Basic (I hope) audio question

Hello Shotcutters, I have what I hope is an easy question about audio. I’ve watched the tutorial videos and I’ve not seen the answer to this in those.

I have a timeline made up of several clips with 5.1 audio and would like to have Shotcut look at the audio for the entire timeline and apply a gain such that the loudest audio hits -5dB. I believe this is called audio peak normalization. From working with single-track audio in Audacity I thought this is what the normalize function does, but the tutorial I watched talks about the 2-pass normalizing the loudness of the entire clip, which sounds like it is adjusting it so that the average loudness is at a set value, which is not what I’m trying to do.

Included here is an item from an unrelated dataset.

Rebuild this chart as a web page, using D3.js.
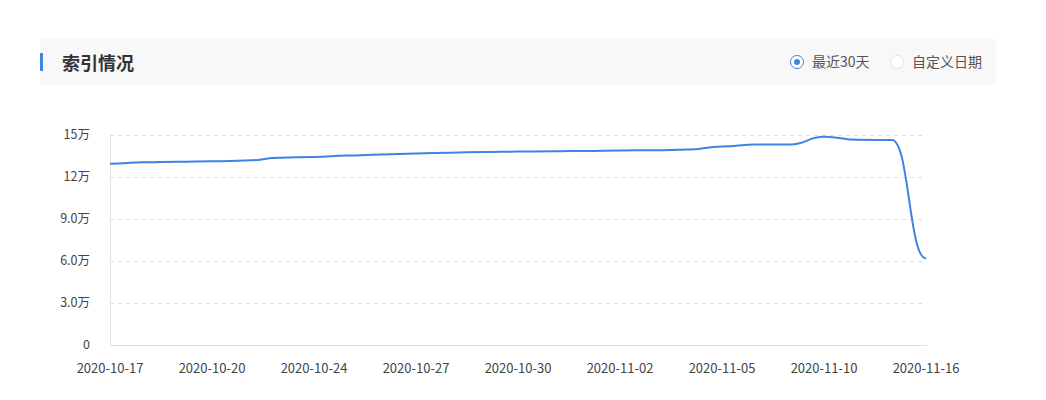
<!DOCTYPE html>
<html>
<head>
<meta charset="utf-8">
<script src="https://cdn.jsdelivr.net/npm/d3@7/dist/d3.min.js"></script>
<style>
  html, body { margin: 0; padding: 0; background: #fff; }
  svg { display: block; font-family: "Noto Sans CJK SC", "Noto Sans", sans-serif; }
</style>
</head>
<body>
<svg id="chart" width="1046" height="400"></svg>
<script>
// ---- data ----
const dates = [
  "2020-10-17","2020-10-18","2020-10-19","2020-10-20","2020-10-21","2020-10-22",
  "2020-10-24","2020-10-25","2020-10-26","2020-10-27","2020-10-28","2020-10-29",
  "2020-10-30","2020-10-31","2020-11-01","2020-11-02","2020-11-03","2020-11-04",
  "2020-11-05","2020-11-07","2020-11-08","2020-11-10","2020-11-12","2020-11-14",
  "2020-11-16"
];
// index count, in 万 (10k)
const indexValues = [
  12.91, 13.02, 13.05, 13.09, 13.14, 13.34,
  13.40, 13.50, 13.58, 13.64, 13.70, 13.75,
  13.78, 13.80, 13.83, 13.86, 13.88, 13.92,
  14.14, 14.28, 14.29, 14.84, 14.62, 14.61,
  6.15
];
const yTickValues = [0, 3, 6, 9, 12, 15];
const yTickLabels = ["0", "3.0万", "6.0万", "9.0万", "12万", "15万"];
const xLabelDates = ["2020-10-17","2020-10-20","2020-10-24","2020-10-27","2020-10-30",
                     "2020-11-02","2020-11-05","2020-11-10","2020-11-16"];
const title = "索引情况";
const radioOptions = ["最近30天", "自定义日期"];

// ---- drawing ----
const svg = d3.select("#chart");
const blue = "#3e84e4";

// header band
svg.append("rect").attr("x", 40).attr("y", 39).attr("width", 956).attr("height", 46)
  .attr("fill", "#f8f8f8");
svg.append("rect").attr("x", 40).attr("y", 53).attr("width", 3).attr("height", 18)
  .attr("fill", blue);
svg.append("text").attr("x", 62).attr("y", 69.5).text(title)
  .attr("font-size", 18).attr("font-weight", "bold").attr("fill", "#333");

// radios
const radioX = [797, 897];
radioOptions.forEach((t, i) => {
  const g = svg.append("g");
  g.append("circle").attr("cx", radioX[i]).attr("cy", 62).attr("r", 6.5)
    .attr("fill", "#fff").attr("stroke", i === 0 ? blue : "#e3e3e3").attr("stroke-width", 1);
  if (i === 0) g.append("circle").attr("cx", radioX[i]).attr("cy", 62).attr("r", 3).attr("fill", blue);
  g.append("text").attr("x", radioX[i] + 15).attr("y", 67).text(t)
    .attr("font-size", 14).attr("fill", "#555");
});

// scales
const x = d3.scalePoint().domain(dates).range([110, 926]);
const y = d3.scaleLinear().domain([0, 15]).range([344.5, 134.5]);

// grid lines
svg.append("g").selectAll("line").data(yTickValues.filter(v => v > 0)).join("line")
  .attr("x1", 110).attr("x2", 926)
  .attr("y1", d => Math.round(y(d)) + 0.5).attr("y2", d => Math.round(y(d)) + 0.5)
  .attr("stroke", "#dcdcdc").attr("stroke-dasharray", "4,4");

// axis lines
svg.append("line").attr("x1", 110.5).attr("x2", 110.5).attr("y1", y(15)).attr("y2", y(0))
  .attr("stroke", "#e6e6e6");
svg.append("line").attr("x1", 110).attr("x2", 927).attr("y1", Math.round(y(0)) + 0.5).attr("y2", Math.round(y(0)) + 0.5)
  .attr("stroke", "#dedede");

// y labels
svg.append("g").selectAll("text").data(yTickValues).join("text")
  .attr("x", 90).attr("y", d => y(d) + 4.5)
  .attr("text-anchor", "end").attr("font-size", 12.5).attr("fill", "#444")
  .text((d, i) => yTickLabels[i]);

// x labels
svg.append("g").selectAll("text").data(xLabelDates).join("text")
  .attr("x", d => x(d)).attr("y", 373)
  .attr("text-anchor", "middle").attr("font-size", 13).attr("fill", "#444")
  .text(d => d);

// line
const line = d3.line()
  .x((d, i) => x(dates[i]))
  .y(d => y(d))
  .curve(d3.curveBumpX);
svg.append("path").datum(indexValues)
  .attr("d", line).attr("fill", "none").attr("stroke", blue).attr("stroke-width", 2);
</script>
</body>
</html>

Likewise, the 1-pass normalizer will adjust levels within a moving window, which will change the audio level of one part of the timeline respective to the rest, which is not what I want to do

The more I dig into this, the more complicated it gets. Any hints would be welcome.

Shotcut does not have a filter to accomplish exactly this. The Normalize filters (both one and two pass) adjust the gain to achieve a target program loudness (which isn’t exactly the same a “average” loudness).

If you can use an external tool to find the maximum peak sample, you can apply a gain filter in Shotcut to adjust the gain.

After a bit of googling, I found ffmpeg will do what I’m trying to do. I get the feeling audio veterans will not be shocked by this.

Specifically, this page describes how to analyze (in the section labeled “Peak and RMS Normalization”) and then use that information to adjust the volume (in the section labeled “Changing volume”.)

After some experimentation, I discovered that aiming for a peak of around -9.5dB as reported by ffmpeg roughly corresponds to -5 lufs on Shotcut’s Audio Peak Meter, which is what I was shooting for.

Note:I don’t know anything about proper audio editing or audio engineering, I was just looking to adjust the volume on some TV shows that had low volume levels.

If that’s the project, then pretty good results (and likely more consistent) could also be had by doing a Shotcut normalize to a -16 dB/LUFS target then following it with a Limiter set to -1.5 dB. If there’s a lot of distortion or clipping, then use the -23 dB/LUFS standard from R.128/ATSC to normalize rather than -16.

The complication with peak normalization is that a single loud sound effect like an explosion could wreck the gain level for the rest of the entire video. LUFS normalization handles this situation much more gracefully by aiming for a target (similar to an average) rather than sacrificing the entire video volume to protect the single highest peak that probably no one even cares to protect.

2 Likes

Good information.

Bookmarked.

Thank you.

That was the general understanding I had as well, however in my particular case the source material I’m working with is DVR’d over the air digital TV shows, I’m just editing out the commercials. I was going with the presumption that the audio was, overall, balanced, normalized, compressed etc. by whoever produced the show, so there shouldn’t be any crazy loud sounds. Some shows are fine, no adjustment needed, but others quiet enough that I find myself kicking the volume up when I’m watching it. My goal was to bring those quiet shows up to the point where I’m not having to crank my volume on playback to get a normal listening volume. I know that some shows are going to have a larger dynamic range, which is why I thought that scanning for the peak volume over the whole show and then adjusting the gain for the whole show so that that peak is -5dB or so would be the way to go. That way I’d preserve the dynamic range that the sound engineer created.